**DATA BLOCK**
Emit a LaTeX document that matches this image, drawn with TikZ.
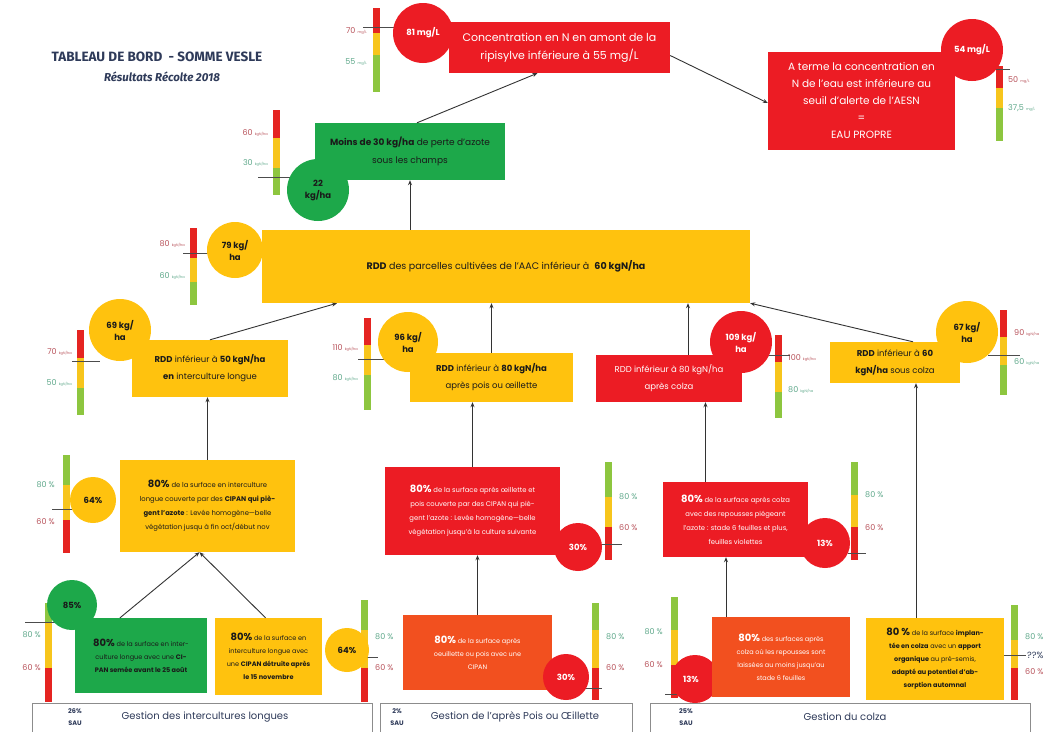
\documentclass[tikz,border=0pt]{standalone}
\usepackage{fontspec}
\setmainfont{Poppins}
\newfontfamily\titlefont{Fira Sans}
\usetikzlibrary{arrows.meta}
\definecolor{bRed}{HTML}{EC1C24}
\definecolor{bYel}{HTML}{FFC20E}
\definecolor{bGrn}{HTML}{1DA84A}
\definecolor{bOra}{HTML}{F2501F}
\definecolor{gR}{HTML}{E52421}
\definecolor{gY}{HTML}{F7C51C}
\definecolor{gG}{HTML}{8DC63F}
\definecolor{lR}{HTML}{B8525A}
\definecolor{lG}{HTML}{5EA88A}
\definecolor{navy}{HTML}{2E3A59}
\definecolor{ink}{HTML}{1A1A1A}
\newcommand\gaugeRYG[5]{\fill[gR] (#1,#2) rectangle (#1+7,#3); \fill[gY] (#1,#3) rectangle (#1+7,#4); \fill[gG] (#1,#4) rectangle (#1+7,#5);}
\newcommand\gaugeGYR[5]{\fill[gG] (#1,#2) rectangle (#1+7,#3); \fill[gY] (#1,#3) rectangle (#1+7,#4); \fill[gR] (#1,#4) rectangle (#1+7,#5);}
\newcommand\uu[1]{{\fontsize{3.5}{4}\selectfont #1}}
\newcommand\pc[1]{{\fontsize{10}{10}\selectfont\bfseries #1}}
\tikzset{
  bx/.style={rectangle, inner sep=2pt, align=center, text=ink},
  redbx/.style={bx, fill=bRed, text=white},
  orabx/.style={bx, fill=bOra, text=white},
  yelbx/.style={bx, fill=bYel},
  grnbx/.style={bx, fill=bGrn},
  circ/.style={circle, inner sep=0pt, align=center, text=ink, font=\fontsize{8.5}{12}\selectfont\bfseries},
  lblR/.style={inner sep=0pt, text=lR, font=\fontsize{8}{9}\selectfont},
  lblG/.style={inner sep=0pt, text=lG, font=\fontsize{8}{9}\selectfont},
  tick/.style={draw=black!70, line width=0.6pt},
  arr/.style={draw=black!80, line width=0.9pt, -{Stealth[length=5pt,width=4pt]}},
  sau/.style={draw=black!45, line width=0.8pt, fill=white},
  sautxt/.style={inner sep=0pt, text=navy, font=\fontsize{10}{11}\selectfont},
  sauno/.style={inner sep=0pt, text=navy, align=center, font=\fontsize{6.5}{12}\selectfont\bfseries}
}
\begin{document}
\begin{tikzpicture}[x=1pt,y=-1pt]
\useasboundingbox[fill=white] (0,0) rectangle (1063,731);
% title
\node[text=navy, font=\titlefont\fontsize{13.5}{15}\selectfont\bfseries] (title) at (157,57) {TABLEAU DE BORD \ - SOMME VESLE};
\node[text=navy, font=\titlefont\fontsize{11.5}{13}\selectfont\itshape\bfseries] (subtitle) at (162,77) {Résultats Récolte 2018};

% gauges
\gaugeRYG{373}{8}{33}{55}{92}
\node[lblR, anchor=east] (g0a) at (367,31) {70 \uu{mg/L}};
\node[lblG, anchor=east] (g0b) at (367,62) {55 \uu{mg/L}};
\draw[tick] (363,27) -- (400,27);

\gaugeRYG{996}{66}{88}{108}{141}
\node[lblR, anchor=west] (g1a) at (1008,80) {50 \uu{mg/L}};
\node[lblG, anchor=west] (g1b) at (1008,108) {37,5 \uu{mg/L}};
\draw[tick] (985,69) -- (1010,69);

\gaugeRYG{273}{110}{138}{168}{195}
\node[lblR, anchor=east] (g2a) at (268,133) {60 \uu{kgN/ha}};
\node[lblG, anchor=east] (g2b) at (268,163) {30 \uu{kgN/ha}};
\draw[tick] (258,177) -- (295,177);

\gaugeRYG{190}{228}{258}{282}{305}
\node[lblR, anchor=east] (g3a) at (185,244) {80 \uu{kgN/ha}};
\node[lblG, anchor=east] (g3b) at (185,276) {60 \uu{kgN/ha}};
\draw[tick] (183,253) -- (212,253);

\gaugeRYG{77}{330}{358}{388}{415}
\node[lblR, anchor=east] (g4a) at (72,352) {70 \uu{kgN/ha}};
\node[lblG, anchor=east] (g4b) at (72,383) {50 \uu{kgN/ha}};
\draw[tick] (72,361) -- (100,361);

\gaugeRYG{364}{318}{345}{375}{410}
\node[lblR, anchor=east] (g5a) at (358,348) {110 \uu{kgN/ha}};
\node[lblG, anchor=east] (g5b) at (358,378) {80 \uu{kgN/ha}};
\draw[tick] (358,359) -- (385,359);

\gaugeRYG{775}{335}{362}{392}{418}
\node[lblR, anchor=west] (g6a) at (788,358) {100 \uu{kgN/ha}};
\node[lblG, anchor=west] (g6b) at (788,390) {80 \uu{kgN/ha}};
\draw[tick] (765,355) -- (790,355);

\gaugeRYG{1000}{310}{337}{365}{395}
\node[lblR, anchor=west] (g7a) at (1014,333) {90 \uu{kgN/ha}};
\node[lblG, anchor=west] (g7b) at (1014,362) {60 \uu{kgN/ha}};
\draw[tick] (988,355) -- (1020,355);

\gaugeGYR{63}{455}{485}{520}{553}
\node[lblG, anchor=east] (g8a) at (55,485) {80 \%};
\node[lblR, anchor=east] (g8b) at (55,522) {60 \%};
\draw[tick] (52,509) -- (80,509);

\gaugeGYR{605}{462}{497}{527}{560}
\node[lblG, anchor=west] (g9a) at (619,497) {80 \%};
\node[lblR, anchor=west] (g9b) at (619,528) {60 \%};
\draw[tick] (595,544) -- (622,544);

\gaugeGYR{851}{462}{495}{527}{560}
\node[lblG, anchor=west] (g10a) at (865,495) {80 \%};
\node[lblR, anchor=west] (g10b) at (865,528) {60 \%};
\draw[tick] (848,553) -- (866,553);

\gaugeGYR{45}{603}{623}{668}{702}
\node[lblG, anchor=east] (g11a) at (41,635) {80 \%};
\node[lblR, anchor=east] (g11b) at (41,668) {60 \%};
\draw[tick] (25,622) -- (58,622);

\gaugeGYR{361}{600}{630}{668}{702}
\node[lblG, anchor=west] (g12a) at (375,637) {80 \%};
\node[lblR, anchor=west] (g12b) at (375,668) {60 \%};
\draw[tick] (355,657) -- (378,657);

\gaugeGYR{592}{603}{630}{668}{700}
\node[lblG, anchor=west] (g13a) at (606,637) {80 \%};
\node[lblR, anchor=west] (g13b) at (606,668) {60 \%};
\draw[tick] (580,688) -- (602,688);

\gaugeGYR{671}{597}{630}{665}{698}
\node[lblG, anchor=east] (g14a) at (663,632) {80 \%};
\node[lblR, anchor=east] (g14b) at (663,665) {60 \%};
\draw[tick] (665,694) -- (680,694);

\gaugeGYR{1011}{605}{640}{668}{700}
\node[lblG, anchor=west] (g15a) at (1025,637) {80 \%};
\node[lblR, anchor=west] (g15b) at (1025,672) {60 \%};
\node[inner sep=0pt, text=navy, font=\fontsize{9}{10}\selectfont, anchor=west] (g15c) at (1027,655) {??\%};
\draw[tick] (1003,655) -- (1026,655);

% boxes
\node[redbx, minimum width=221, minimum height=51, font=\fontsize{11}{18}\selectfont] (top) at (559.5,47.5) {Concentration en N en amont de la\\ripisylve inférieure à 55 mg/L};
\node[redbx, minimum width=187, minimum height=98, font=\fontsize{10.5}{17}\selectfont] (right) at (861.5,101) {A terme la concentration en\\N de l’eau est inférieure au\\seuil d’alerte de l’AESN\\=\\EAU PROPRE};
\node[grnbx, minimum width=190, minimum height=57, font=\fontsize{9}{18}\selectfont] (green) at (410,151.5) {\textbf{Moins de 30 kg/ha} de perte d’azote\\sous les champs};
\node[yelbx, minimum width=488, minimum height=73, font=\fontsize{9.5}{12}\selectfont] (big) at (506,266.5) {\textbf{RDD} des parcelles cultivées de l’AAC inférieur à \ \textbf{60 kgN/ha}};
\node[yelbx, minimum width=156, minimum height=57, font=\fontsize{8.5}{17}\selectfont] (A) at (210,368.5) {\textbf{RDD} inférieur à \textbf{50 kgN/ha}\\\textbf{en} interculture longue};
\node[yelbx, minimum width=163, minimum height=49, font=\fontsize{8.5}{17}\selectfont] (B) at (491.5,377.5) {\textbf{RDD} inférieur à \textbf{80 kgN/ha}\\après pois ou œillette};
\node[redbx, minimum width=146, minimum height=47, font=\fontsize{8.5}{17}\selectfont] (C) at (669,378.5) {RDD inférieur à 80 kgN/ha\\après colza};
\node[yelbx, minimum width=130, minimum height=41, font=\fontsize{8.5}{17}\selectfont] (D) at (895,362.5) {\textbf{RDD} inférieur à \textbf{60}\\\textbf{kgN/ha} sous colza};

\node[yelbx, minimum width=175, minimum height=92, font=\fontsize{6.8}{14}\selectfont] (E) at (207.5,506) {\pc{80\%} de la surface en interculture\\longue couverte par des \textbf{CIPAN qui piè-}\\\textbf{gent l’azote} : Levée homogène—belle\\végétation jusqu à fin oct/début nov};
\node[redbx, minimum width=175, minimum height=88, font=\fontsize{6.8}{14}\selectfont] (F) at (472.5,511) {\pc{80\%} de la surface après œillette et\\pois couverte par des CIPAN qui piè-\\gent l’azote : Levée homogène—belle\\végétation jusqu’à la culture suivante};
\node[redbx, minimum width=145, minimum height=75, font=\fontsize{6.8}{14}\selectfont] (G) at (735.5,519.5) {\pc{80\%} de la surface après colza\\avec des repousses piégeant\\l’azote : stade 6 feuilles et plus,\\feuilles violettes};

\node[grnbx, minimum width=132, minimum height=75, font=\fontsize{6.5}{13}\selectfont] (H1) at (141,655.5) {\pc{80\%} de la surface en inter-\\culture longue avec une \textbf{CI-}\\\textbf{PAN semée avant le 25 août}};
\node[yelbx, minimum width=107, minimum height=77, font=\fontsize{6.5}{13}\selectfont] (H2) at (268.5,656.5) {\pc{80\%} de la surface en\\interculture longue avec\\une \textbf{CIPAN détruite après}\\\textbf{le 15 novembre}};
\node[orabx, minimum width=149, minimum height=75, font=\fontsize{6.5}{13}\selectfont] (I) at (477.5,652.5) {\pc{80\%} de la surface après\\oeuillette ou pois avec une\\CIPAN};
\node[circ, fill=bRed, minimum size=48, text=white] (c13b) at (695,679) {13\%\hspace*{8pt}};
\node[orabx, minimum width=138, minimum height=80, font=\fontsize{6.5}{13}\selectfont] (J) at (781,657) {\pc{80\%} des surfaces après\\colza où les repousses sont\\laissées au moins jusqu’au\\stade 6 feuilles};
\node[yelbx, minimum width=138, minimum height=82, font=\fontsize{6.5}{13}\selectfont] (K) at (935,659) {\pc{80 \%} de la surface \textbf{implan-}\\\textbf{tée en colza} avec un \textbf{apport}\\\textbf{organique} au pré-semis,\\\textbf{adapté au potentiel d’ab-}\\\textbf{sorption automnal}};

% circles
\node[circ, fill=bRed, minimum size=60, text=white] (c81) at (423,33) {81 mg/L};
\node[circ, fill=bRed, minimum size=62, text=white] (c54) at (972,50) {54 mg/L};
\node[circ, fill=bGrn, minimum size=62] (c22) at (318,190) {22\\kg/ha};
\node[circ, fill=bYel, minimum size=56] (c79) at (235,250) {79 kg/\\ha};
\node[circ, fill=bYel, minimum size=62] (c69) at (120,330) {69 kg/\\ha};
\node[circ, fill=bYel, minimum size=60] (c96) at (408,342) {96 kg/\\ha};
\node[circ, fill=bRed, minimum size=62, text=white] (c109) at (741,342) {109 kg/\\ha};
\node[circ, fill=bYel, minimum size=62] (c67) at (967,332) {67 kg/\\ha};
\node[circ, fill=bYel, minimum size=46] (c64a) at (93,500) {64\%};
\node[circ, fill=bRed, minimum size=48, text=white] (c30a) at (578,547) {30\%};
\node[circ, fill=bRed, minimum size=50, text=white] (c13a) at (825,543) {13\%};
\node[circ, fill=bGrn, minimum size=50] (c85) at (72,605) {85\%};
\node[circ, fill=bYel, minimum size=44] (c64b) at (347,650) {64\%};
\node[circ, fill=bRed, minimum size=46, text=white] (c30b) at (566,677) {30\%};

% bottom label boxes
\draw[sau] (32,703) rectangle (372,740);
\draw[sau] (380,703) rectangle (632,740);
\draw[sau] (650,703) rectangle (1030,740);
\node[sauno] (s1) at (75,717) {26\%\\SAU};
\node[sautxt] (t1) at (205,717) {Gestion des intercultures longues};
\node[sauno] (s2) at (397,717) {2\%\\SAU};
\node[sautxt] (t2) at (515,717) {Gestion de l’après Pois ou Œillette};
\node[sauno] (s3) at (686,717) {25\%\\SAU};
\node[sautxt] (t3) at (845,717) {Gestion du colza};

% arrow end points
\coordinate (pC) at ([xshift=19pt]C.north);
\coordinate (pG) at ([xshift=-30pt]G.north);
\coordinate (pJ) at ([xshift=-55pt]J.north);
\coordinate (pK) at ([xshift=-19pt]K.north);
% arrows
\draw[arr] ([xshift=7pt]green.north) -- ([xshift=-22pt]top.south);
\draw[arr] ([yshift=-8pt]top.east) -- ([yshift=-2pt]right.west);
\draw[arr] (big.north -| green.south) -- (green.south);
\draw[arr] (A.north) -- ([xshift=-169pt]big.south);
\draw[arr] (B.north) -- (big.south -| B.north);
\draw[arr] (pC) -- (big.south -| pC);
\draw[arr] ([xshift=18pt]D.north) -- (big.south east);
\draw[arr] (E.north) -- (A.south -| E.north);
\draw[arr] (F.north) -- (B.south -| F.north);
\draw[arr] (pG) -- (C.south -| pG);
\draw[arr] ([xshift=-21pt]H1.north) -- ([xshift=-8pt]E.south);
\draw[arr] ([xshift=-3pt]H2.north) -- ([xshift=-8pt]E.south);
\draw[arr] (I.north) -- (F.south -| I.north);
\draw[arr] (pJ) -- (G.south -| pJ);
\draw[arr] (pK) -- (D.south -| pK);
\end{tikzpicture}
\end{document}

**EXERCISE OBJECTIVE**
Skip every picture and return the lines above from the top through the one that contains "(subtitle) at (162,77)".

**FULL OUTPUT**
Emit a LaTeX document that matches this image, drawn with TikZ.
\documentclass[tikz,border=0pt]{standalone}
\usepackage{fontspec}
\setmainfont{Poppins}
\newfontfamily\titlefont{Fira Sans}
\usetikzlibrary{arrows.meta}
\definecolor{bRed}{HTML}{EC1C24}
\definecolor{bYel}{HTML}{FFC20E}
\definecolor{bGrn}{HTML}{1DA84A}
\definecolor{bOra}{HTML}{F2501F}
\definecolor{gR}{HTML}{E52421}
\definecolor{gY}{HTML}{F7C51C}
\definecolor{gG}{HTML}{8DC63F}
\definecolor{lR}{HTML}{B8525A}
\definecolor{lG}{HTML}{5EA88A}
\definecolor{navy}{HTML}{2E3A59}
\definecolor{ink}{HTML}{1A1A1A}
\newcommand\gaugeRYG[5]{\fill[gR] (#1,#2) rectangle (#1+7,#3); \fill[gY] (#1,#3) rectangle (#1+7,#4); \fill[gG] (#1,#4) rectangle (#1+7,#5);}
\newcommand\gaugeGYR[5]{\fill[gG] (#1,#2) rectangle (#1+7,#3); \fill[gY] (#1,#3) rectangle (#1+7,#4); \fill[gR] (#1,#4) rectangle (#1+7,#5);}
\newcommand\uu[1]{{\fontsize{3.5}{4}\selectfont #1}}
\newcommand\pc[1]{{\fontsize{10}{10}\selectfont\bfseries #1}}
\tikzset{
  bx/.style={rectangle, inner sep=2pt, align=center, text=ink},
  redbx/.style={bx, fill=bRed, text=white},
  orabx/.style={bx, fill=bOra, text=white},
  yelbx/.style={bx, fill=bYel},
  grnbx/.style={bx, fill=bGrn},
  circ/.style={circle, inner sep=0pt, align=center, text=ink, font=\fontsize{8.5}{12}\selectfont\bfseries},
  lblR/.style={inner sep=0pt, text=lR, font=\fontsize{8}{9}\selectfont},
  lblG/.style={inner sep=0pt, text=lG, font=\fontsize{8}{9}\selectfont},
  tick/.style={draw=black!70, line width=0.6pt},
  arr/.style={draw=black!80, line width=0.9pt, -{Stealth[length=5pt,width=4pt]}},
  sau/.style={draw=black!45, line width=0.8pt, fill=white},
  sautxt/.style={inner sep=0pt, text=navy, font=\fontsize{10}{11}\selectfont},
  sauno/.style={inner sep=0pt, text=navy, align=center, font=\fontsize{6.5}{12}\selectfont\bfseries}
}
\begin{document}
\begin{tikzpicture}[x=1pt,y=-1pt]
\useasboundingbox[fill=white] (0,0) rectangle (1063,731);
% title
\node[text=navy, font=\titlefont\fontsize{13.5}{15}\selectfont\bfseries] (title) at (157,57) {TABLEAU DE BORD \ - SOMME VESLE};
\node[text=navy, font=\titlefont\fontsize{11.5}{13}\selectfont\itshape\bfseries] (subtitle) at (162,77) {Résultats Récolte 2018};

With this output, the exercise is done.